REQUIREMENTS: Transcribe the whole listing without a single picture.

>> Begin

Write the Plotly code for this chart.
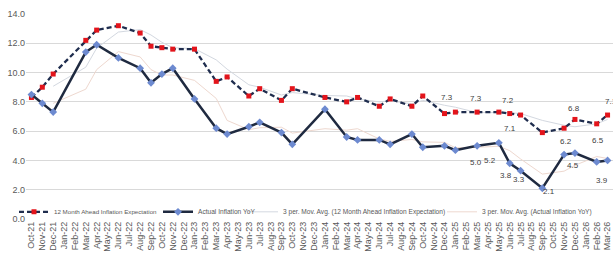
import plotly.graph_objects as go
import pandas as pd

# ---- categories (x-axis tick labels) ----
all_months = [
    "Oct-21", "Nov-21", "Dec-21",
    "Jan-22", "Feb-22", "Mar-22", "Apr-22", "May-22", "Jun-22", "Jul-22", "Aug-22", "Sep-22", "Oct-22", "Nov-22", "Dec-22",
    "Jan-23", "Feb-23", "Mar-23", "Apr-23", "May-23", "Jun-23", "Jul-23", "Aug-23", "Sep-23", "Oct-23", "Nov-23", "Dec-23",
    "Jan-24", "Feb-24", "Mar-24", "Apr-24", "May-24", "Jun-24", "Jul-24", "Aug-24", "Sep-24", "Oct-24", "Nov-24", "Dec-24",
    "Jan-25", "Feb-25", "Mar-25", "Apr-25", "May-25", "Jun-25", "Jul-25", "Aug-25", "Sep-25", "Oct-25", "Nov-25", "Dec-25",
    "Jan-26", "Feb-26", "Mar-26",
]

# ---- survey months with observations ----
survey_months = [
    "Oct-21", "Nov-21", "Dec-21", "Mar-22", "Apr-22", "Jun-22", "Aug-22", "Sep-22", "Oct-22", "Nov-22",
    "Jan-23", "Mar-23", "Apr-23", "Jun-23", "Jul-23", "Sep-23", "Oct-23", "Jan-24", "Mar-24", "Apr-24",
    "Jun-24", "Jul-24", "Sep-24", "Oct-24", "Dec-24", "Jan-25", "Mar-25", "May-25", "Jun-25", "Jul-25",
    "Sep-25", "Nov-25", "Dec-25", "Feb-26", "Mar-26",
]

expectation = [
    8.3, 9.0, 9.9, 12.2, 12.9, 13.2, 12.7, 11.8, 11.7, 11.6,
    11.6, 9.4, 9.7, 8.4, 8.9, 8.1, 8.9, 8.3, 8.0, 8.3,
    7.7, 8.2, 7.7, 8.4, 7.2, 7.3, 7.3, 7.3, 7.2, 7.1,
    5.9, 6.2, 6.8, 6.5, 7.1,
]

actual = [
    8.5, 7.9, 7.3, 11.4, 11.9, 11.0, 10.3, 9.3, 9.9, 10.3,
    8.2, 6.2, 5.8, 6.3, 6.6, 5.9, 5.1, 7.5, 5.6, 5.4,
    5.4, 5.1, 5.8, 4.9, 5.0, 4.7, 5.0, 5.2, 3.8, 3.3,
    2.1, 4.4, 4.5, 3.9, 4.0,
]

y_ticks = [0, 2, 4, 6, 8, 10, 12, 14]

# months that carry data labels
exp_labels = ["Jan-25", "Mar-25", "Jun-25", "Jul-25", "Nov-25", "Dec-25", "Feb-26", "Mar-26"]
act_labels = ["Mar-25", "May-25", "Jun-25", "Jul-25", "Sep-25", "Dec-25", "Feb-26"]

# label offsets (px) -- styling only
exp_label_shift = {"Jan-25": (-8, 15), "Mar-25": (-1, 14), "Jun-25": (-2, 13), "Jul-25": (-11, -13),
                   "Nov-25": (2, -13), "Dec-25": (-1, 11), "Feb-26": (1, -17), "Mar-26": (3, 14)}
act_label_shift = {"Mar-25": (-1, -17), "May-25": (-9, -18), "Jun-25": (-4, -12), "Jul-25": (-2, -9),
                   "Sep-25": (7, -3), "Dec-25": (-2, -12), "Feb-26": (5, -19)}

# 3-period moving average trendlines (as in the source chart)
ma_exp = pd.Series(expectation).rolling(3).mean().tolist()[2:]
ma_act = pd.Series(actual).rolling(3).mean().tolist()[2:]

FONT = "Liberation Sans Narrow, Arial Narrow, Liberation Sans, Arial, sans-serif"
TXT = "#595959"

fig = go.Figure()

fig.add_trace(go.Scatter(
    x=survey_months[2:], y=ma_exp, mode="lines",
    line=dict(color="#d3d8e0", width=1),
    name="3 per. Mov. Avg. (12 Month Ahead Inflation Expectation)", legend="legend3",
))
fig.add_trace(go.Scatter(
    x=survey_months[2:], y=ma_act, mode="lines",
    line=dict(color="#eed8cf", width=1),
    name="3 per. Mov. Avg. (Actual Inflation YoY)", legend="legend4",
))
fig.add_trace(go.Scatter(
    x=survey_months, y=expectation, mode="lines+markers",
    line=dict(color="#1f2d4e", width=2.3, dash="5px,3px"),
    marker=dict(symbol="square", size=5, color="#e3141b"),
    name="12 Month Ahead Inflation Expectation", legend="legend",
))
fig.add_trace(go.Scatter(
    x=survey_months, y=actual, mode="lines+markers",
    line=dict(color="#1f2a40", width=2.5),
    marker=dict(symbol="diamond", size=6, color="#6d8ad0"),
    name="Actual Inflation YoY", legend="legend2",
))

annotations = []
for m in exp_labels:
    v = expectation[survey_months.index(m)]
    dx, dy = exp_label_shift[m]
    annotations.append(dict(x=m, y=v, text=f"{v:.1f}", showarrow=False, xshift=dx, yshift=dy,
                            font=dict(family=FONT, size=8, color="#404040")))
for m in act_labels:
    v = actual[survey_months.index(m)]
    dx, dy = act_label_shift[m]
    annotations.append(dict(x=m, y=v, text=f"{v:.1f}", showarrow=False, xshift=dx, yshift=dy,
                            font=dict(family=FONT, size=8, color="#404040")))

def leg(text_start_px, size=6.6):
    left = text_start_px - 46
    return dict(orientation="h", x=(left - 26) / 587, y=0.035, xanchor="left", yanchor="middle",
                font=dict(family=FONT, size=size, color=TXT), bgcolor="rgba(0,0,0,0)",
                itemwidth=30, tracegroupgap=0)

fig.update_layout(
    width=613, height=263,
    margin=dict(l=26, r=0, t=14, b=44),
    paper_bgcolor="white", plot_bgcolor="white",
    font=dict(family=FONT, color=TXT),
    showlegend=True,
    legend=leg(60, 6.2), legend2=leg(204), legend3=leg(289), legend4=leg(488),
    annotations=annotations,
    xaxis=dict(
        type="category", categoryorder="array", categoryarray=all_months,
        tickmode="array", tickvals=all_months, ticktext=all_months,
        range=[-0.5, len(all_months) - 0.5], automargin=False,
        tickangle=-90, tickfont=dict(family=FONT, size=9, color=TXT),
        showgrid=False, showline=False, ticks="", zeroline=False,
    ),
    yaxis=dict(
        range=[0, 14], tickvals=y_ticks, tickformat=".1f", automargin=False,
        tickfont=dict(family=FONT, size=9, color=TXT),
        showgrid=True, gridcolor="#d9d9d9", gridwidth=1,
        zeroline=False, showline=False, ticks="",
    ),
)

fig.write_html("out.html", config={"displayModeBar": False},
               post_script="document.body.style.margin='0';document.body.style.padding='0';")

>> End

RESULT FOR THIS EXERCISE:
Write the Plotly code for this chart.
import plotly.graph_objects as go
import pandas as pd

# ---- categories (x-axis tick labels) ----
all_months = [
    "Oct-21", "Nov-21", "Dec-21",
    "Jan-22", "Feb-22", "Mar-22", "Apr-22", "May-22", "Jun-22", "Jul-22", "Aug-22", "Sep-22", "Oct-22", "Nov-22", "Dec-22",
    "Jan-23", "Feb-23", "Mar-23", "Apr-23", "May-23", "Jun-23", "Jul-23", "Aug-23", "Sep-23", "Oct-23", "Nov-23", "Dec-23",
    "Jan-24", "Feb-24", "Mar-24", "Apr-24", "May-24", "Jun-24", "Jul-24", "Aug-24", "Sep-24", "Oct-24", "Nov-24", "Dec-24",
    "Jan-25", "Feb-25", "Mar-25", "Apr-25", "May-25", "Jun-25", "Jul-25", "Aug-25", "Sep-25", "Oct-25", "Nov-25", "Dec-25",
    "Jan-26", "Feb-26", "Mar-26",
]

# ---- survey months with observations ----
survey_months = [
    "Oct-21", "Nov-21", "Dec-21", "Mar-22", "Apr-22", "Jun-22", "Aug-22", "Sep-22", "Oct-22", "Nov-22",
    "Jan-23", "Mar-23", "Apr-23", "Jun-23", "Jul-23", "Sep-23", "Oct-23", "Jan-24", "Mar-24", "Apr-24",
    "Jun-24", "Jul-24", "Sep-24", "Oct-24", "Dec-24", "Jan-25", "Mar-25", "May-25", "Jun-25", "Jul-25",
    "Sep-25", "Nov-25", "Dec-25", "Feb-26", "Mar-26",
]

expectation = [
    8.3, 9.0, 9.9, 12.2, 12.9, 13.2, 12.7, 11.8, 11.7, 11.6,
    11.6, 9.4, 9.7, 8.4, 8.9, 8.1, 8.9, 8.3, 8.0, 8.3,
    7.7, 8.2, 7.7, 8.4, 7.2, 7.3, 7.3, 7.3, 7.2, 7.1,
    5.9, 6.2, 6.8, 6.5, 7.1,
]

actual = [
    8.5, 7.9, 7.3, 11.4, 11.9, 11.0, 10.3, 9.3, 9.9, 10.3,
    8.2, 6.2, 5.8, 6.3, 6.6, 5.9, 5.1, 7.5, 5.6, 5.4,
    5.4, 5.1, 5.8, 4.9, 5.0, 4.7, 5.0, 5.2, 3.8, 3.3,
    2.1, 4.4, 4.5, 3.9, 4.0,
]

y_ticks = [0, 2, 4, 6, 8, 10, 12, 14]

# months that carry data labels
exp_labels = ["Jan-25", "Mar-25", "Jun-25", "Jul-25", "Nov-25", "Dec-25", "Feb-26", "Mar-26"]
act_labels = ["Mar-25", "May-25", "Jun-25", "Jul-25", "Sep-25", "Dec-25", "Feb-26"]

# label offsets (px) -- styling only
exp_label_shift = {"Jan-25": (-8, 15), "Mar-25": (-1, 14), "Jun-25": (-2, 13), "Jul-25": (-11, -13),
                   "Nov-25": (2, -13), "Dec-25": (-1, 11), "Feb-26": (1, -17), "Mar-26": (3, 14)}
act_label_shift = {"Mar-25": (-1, -17), "May-25": (-9, -18), "Jun-25": (-4, -12), "Jul-25": (-2, -9),
                   "Sep-25": (7, -3), "Dec-25": (-2, -12), "Feb-26": (5, -19)}

# 3-period moving average trendlines (as in the source chart)
ma_exp = pd.Series(expectation).rolling(3).mean().tolist()[2:]
ma_act = pd.Series(actual).rolling(3).mean().tolist()[2:]

FONT = "Liberation Sans Narrow, Arial Narrow, Liberation Sans, Arial, sans-serif"
TXT = "#595959"

fig = go.Figure()

fig.add_trace(go.Scatter(
    x=survey_months[2:], y=ma_exp, mode="lines",
    line=dict(color="#d3d8e0", width=1),
    name="3 per. Mov. Avg. (12 Month Ahead Inflation Expectation)", legend="legend3",
))
fig.add_trace(go.Scatter(
    x=survey_months[2:], y=ma_act, mode="lines",
    line=dict(color="#eed8cf", width=1),
    name="3 per. Mov. Avg. (Actual Inflation YoY)", legend="legend4",
))
fig.add_trace(go.Scatter(
    x=survey_months, y=expectation, mode="lines+markers",
    line=dict(color="#1f2d4e", width=2.3, dash="5px,3px"),
    marker=dict(symbol="square", size=5, color="#e3141b"),
    name="12 Month Ahead Inflation Expectation", legend="legend",
))
fig.add_trace(go.Scatter(
    x=survey_months, y=actual, mode="lines+markers",
    line=dict(color="#1f2a40", width=2.5),
    marker=dict(symbol="diamond", size=6, color="#6d8ad0"),
    name="Actual Inflation YoY", legend="legend2",
))

annotations = []
for m in exp_labels:
    v = expectation[survey_months.index(m)]
    dx, dy = exp_label_shift[m]
    annotations.append(dict(x=m, y=v, text=f"{v:.1f}", showarrow=False, xshift=dx, yshift=dy,
                            font=dict(family=FONT, size=8, color="#404040")))
for m in act_labels:
    v = actual[survey_months.index(m)]
    dx, dy = act_label_shift[m]
    annotations.append(dict(x=m, y=v, text=f"{v:.1f}", showarrow=False, xshift=dx, yshift=dy,
                            font=dict(family=FONT, size=8, color="#404040")))

def leg(text_start_px, size=6.6):
    left = text_start_px - 46
    return dict(orientation="h", x=(left - 26) / 587, y=0.035, xanchor="left", yanchor="middle",
                font=dict(family=FONT, size=size, color=TXT), bgcolor="rgba(0,0,0,0)",
                itemwidth=30, tracegroupgap=0)

fig.update_layout(
    width=613, height=263,
    margin=dict(l=26, r=0, t=14, b=44),
    paper_bgcolor="white", plot_bgcolor="white",
    font=dict(family=FONT, color=TXT),
    showlegend=True,
    legend=leg(60, 6.2), legend2=leg(204), legend3=leg(289), legend4=leg(488),
    annotations=annotations,
    xaxis=dict(
        type="category", categoryorder="array", categoryarray=all_months,
        tickmode="array", tickvals=all_months, ticktext=all_months,
        range=[-0.5, len(all_months) - 0.5], automargin=False,
        tickangle=-90, tickfont=dict(family=FONT, size=9, color=TXT),
        showgrid=False, showline=False, ticks="", zeroline=False,
    ),
    yaxis=dict(
        range=[0, 14], tickvals=y_ticks, tickformat=".1f", automargin=False,
        tickfont=dict(family=FONT, size=9, color=TXT),
        showgrid=True, gridcolor="#d9d9d9", gridwidth=1,
        zeroline=False, showline=False, ticks="",
    ),
)

fig.write_html("out.html", config={"displayModeBar": False},
               post_script="document.body.style.margin='0';document.body.style.padding='0';")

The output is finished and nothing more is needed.